(Source code of charts)
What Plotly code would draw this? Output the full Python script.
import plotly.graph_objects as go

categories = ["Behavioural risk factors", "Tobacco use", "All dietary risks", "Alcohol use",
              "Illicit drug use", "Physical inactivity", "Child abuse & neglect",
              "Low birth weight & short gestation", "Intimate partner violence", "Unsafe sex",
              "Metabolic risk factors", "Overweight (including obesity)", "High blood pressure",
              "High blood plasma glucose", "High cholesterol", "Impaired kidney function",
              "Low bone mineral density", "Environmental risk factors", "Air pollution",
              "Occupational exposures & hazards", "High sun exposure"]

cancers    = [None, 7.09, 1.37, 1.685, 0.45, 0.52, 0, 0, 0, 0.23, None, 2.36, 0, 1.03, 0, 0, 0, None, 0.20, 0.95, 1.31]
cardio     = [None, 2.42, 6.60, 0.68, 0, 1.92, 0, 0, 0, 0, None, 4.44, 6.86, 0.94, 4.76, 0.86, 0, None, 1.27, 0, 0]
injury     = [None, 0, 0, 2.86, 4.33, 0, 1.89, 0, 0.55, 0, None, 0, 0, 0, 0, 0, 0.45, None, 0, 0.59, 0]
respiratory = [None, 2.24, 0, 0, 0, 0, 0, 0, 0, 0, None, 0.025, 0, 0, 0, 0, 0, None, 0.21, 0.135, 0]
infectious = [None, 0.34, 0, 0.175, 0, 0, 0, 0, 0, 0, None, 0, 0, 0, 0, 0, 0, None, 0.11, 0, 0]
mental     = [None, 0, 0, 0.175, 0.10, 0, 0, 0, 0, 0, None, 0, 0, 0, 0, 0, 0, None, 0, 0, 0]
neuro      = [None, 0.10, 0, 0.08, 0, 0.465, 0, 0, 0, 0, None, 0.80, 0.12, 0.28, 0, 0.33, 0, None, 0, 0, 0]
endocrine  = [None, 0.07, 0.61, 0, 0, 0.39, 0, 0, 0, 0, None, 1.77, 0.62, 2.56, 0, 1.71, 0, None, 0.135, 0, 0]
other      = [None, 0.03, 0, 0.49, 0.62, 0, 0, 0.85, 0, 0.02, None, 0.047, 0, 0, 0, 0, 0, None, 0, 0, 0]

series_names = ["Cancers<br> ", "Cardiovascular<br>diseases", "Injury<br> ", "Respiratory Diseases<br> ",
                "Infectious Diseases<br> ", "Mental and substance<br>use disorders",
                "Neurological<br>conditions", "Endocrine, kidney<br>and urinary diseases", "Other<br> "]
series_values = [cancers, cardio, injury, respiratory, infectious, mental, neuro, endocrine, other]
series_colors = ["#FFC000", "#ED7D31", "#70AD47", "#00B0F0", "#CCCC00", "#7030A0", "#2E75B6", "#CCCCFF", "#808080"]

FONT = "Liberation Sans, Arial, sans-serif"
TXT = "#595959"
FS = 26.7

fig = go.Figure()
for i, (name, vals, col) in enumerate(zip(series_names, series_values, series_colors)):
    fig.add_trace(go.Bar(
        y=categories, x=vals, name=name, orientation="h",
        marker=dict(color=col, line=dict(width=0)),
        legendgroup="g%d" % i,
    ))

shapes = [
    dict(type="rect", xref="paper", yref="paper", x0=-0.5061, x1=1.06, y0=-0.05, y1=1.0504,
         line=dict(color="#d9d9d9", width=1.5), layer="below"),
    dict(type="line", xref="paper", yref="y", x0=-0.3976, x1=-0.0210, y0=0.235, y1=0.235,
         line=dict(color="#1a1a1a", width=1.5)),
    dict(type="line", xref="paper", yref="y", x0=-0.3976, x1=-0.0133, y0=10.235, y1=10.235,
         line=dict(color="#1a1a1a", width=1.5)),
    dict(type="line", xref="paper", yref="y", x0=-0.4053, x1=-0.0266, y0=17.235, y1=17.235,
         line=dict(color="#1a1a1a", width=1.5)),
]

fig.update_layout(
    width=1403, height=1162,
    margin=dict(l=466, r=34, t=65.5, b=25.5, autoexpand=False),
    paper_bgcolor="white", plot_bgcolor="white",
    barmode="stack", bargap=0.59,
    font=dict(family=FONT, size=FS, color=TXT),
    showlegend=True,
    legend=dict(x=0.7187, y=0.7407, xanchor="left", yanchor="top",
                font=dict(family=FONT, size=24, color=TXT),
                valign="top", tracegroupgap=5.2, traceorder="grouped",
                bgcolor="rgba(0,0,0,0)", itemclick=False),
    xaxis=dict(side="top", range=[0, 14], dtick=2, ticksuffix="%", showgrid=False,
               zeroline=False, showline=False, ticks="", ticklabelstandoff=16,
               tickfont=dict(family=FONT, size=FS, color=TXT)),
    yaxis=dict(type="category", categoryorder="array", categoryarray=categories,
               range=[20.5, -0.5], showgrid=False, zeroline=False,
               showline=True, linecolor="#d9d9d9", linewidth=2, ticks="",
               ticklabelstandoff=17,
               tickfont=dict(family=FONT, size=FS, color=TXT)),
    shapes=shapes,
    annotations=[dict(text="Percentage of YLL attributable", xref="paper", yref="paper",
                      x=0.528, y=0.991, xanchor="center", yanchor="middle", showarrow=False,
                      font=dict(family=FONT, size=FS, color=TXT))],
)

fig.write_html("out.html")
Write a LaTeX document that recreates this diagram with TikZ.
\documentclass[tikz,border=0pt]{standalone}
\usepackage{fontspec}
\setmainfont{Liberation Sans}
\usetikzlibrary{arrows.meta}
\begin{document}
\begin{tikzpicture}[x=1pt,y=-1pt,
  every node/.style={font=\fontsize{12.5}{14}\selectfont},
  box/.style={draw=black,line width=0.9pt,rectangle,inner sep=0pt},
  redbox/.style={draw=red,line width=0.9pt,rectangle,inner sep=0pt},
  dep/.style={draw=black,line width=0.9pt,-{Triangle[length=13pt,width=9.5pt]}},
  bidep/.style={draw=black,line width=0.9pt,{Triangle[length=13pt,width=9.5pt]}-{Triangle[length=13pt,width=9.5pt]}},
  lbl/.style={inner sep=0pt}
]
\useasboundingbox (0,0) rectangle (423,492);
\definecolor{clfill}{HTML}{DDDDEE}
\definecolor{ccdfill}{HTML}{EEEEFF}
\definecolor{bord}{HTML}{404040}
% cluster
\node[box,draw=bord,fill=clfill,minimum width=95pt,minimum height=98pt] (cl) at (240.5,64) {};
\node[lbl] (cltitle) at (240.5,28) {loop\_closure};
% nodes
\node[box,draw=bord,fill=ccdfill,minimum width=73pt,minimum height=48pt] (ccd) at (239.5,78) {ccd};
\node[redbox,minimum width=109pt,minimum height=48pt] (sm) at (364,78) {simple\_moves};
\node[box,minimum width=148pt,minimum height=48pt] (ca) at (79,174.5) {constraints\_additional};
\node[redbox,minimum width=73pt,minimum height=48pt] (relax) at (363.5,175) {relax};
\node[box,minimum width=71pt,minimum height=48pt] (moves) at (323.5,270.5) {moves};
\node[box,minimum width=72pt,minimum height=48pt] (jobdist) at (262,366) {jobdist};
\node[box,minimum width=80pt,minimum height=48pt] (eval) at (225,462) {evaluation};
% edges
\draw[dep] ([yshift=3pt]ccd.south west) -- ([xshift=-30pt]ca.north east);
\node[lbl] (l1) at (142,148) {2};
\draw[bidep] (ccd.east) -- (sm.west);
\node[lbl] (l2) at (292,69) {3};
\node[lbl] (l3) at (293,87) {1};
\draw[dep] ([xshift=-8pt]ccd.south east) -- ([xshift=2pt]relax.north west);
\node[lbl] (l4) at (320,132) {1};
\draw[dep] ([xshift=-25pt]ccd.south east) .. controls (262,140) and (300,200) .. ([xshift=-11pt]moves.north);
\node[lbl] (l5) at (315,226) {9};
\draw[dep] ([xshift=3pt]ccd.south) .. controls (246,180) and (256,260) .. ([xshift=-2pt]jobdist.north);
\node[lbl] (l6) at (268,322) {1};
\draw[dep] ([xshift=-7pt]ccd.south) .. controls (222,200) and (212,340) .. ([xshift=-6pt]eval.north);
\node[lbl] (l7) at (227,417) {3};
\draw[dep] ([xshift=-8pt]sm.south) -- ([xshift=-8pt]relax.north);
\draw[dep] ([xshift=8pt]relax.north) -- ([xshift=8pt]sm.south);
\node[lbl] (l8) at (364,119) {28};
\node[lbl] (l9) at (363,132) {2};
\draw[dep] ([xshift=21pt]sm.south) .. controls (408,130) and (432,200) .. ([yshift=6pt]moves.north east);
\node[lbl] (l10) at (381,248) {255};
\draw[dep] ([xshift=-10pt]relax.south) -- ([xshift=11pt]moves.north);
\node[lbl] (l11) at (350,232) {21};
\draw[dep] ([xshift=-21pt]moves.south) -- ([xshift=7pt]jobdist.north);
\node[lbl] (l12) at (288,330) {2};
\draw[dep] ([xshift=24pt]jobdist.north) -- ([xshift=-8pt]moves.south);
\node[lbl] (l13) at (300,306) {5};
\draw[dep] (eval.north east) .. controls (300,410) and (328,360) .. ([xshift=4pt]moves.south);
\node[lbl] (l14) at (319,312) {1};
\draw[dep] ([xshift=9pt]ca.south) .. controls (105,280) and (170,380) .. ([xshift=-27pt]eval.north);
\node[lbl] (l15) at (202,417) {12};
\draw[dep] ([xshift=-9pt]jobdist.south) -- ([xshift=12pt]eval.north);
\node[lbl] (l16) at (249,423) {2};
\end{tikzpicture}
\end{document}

> [AIM OF THE EXERCISE]: Gather up every line in the data above that contains the word "this", copying each one.

> [EXERCISE RESPONSE]:
What Plotly code would draw this? Output the full Python script.
Write a LaTeX document that recreates this diagram with TikZ.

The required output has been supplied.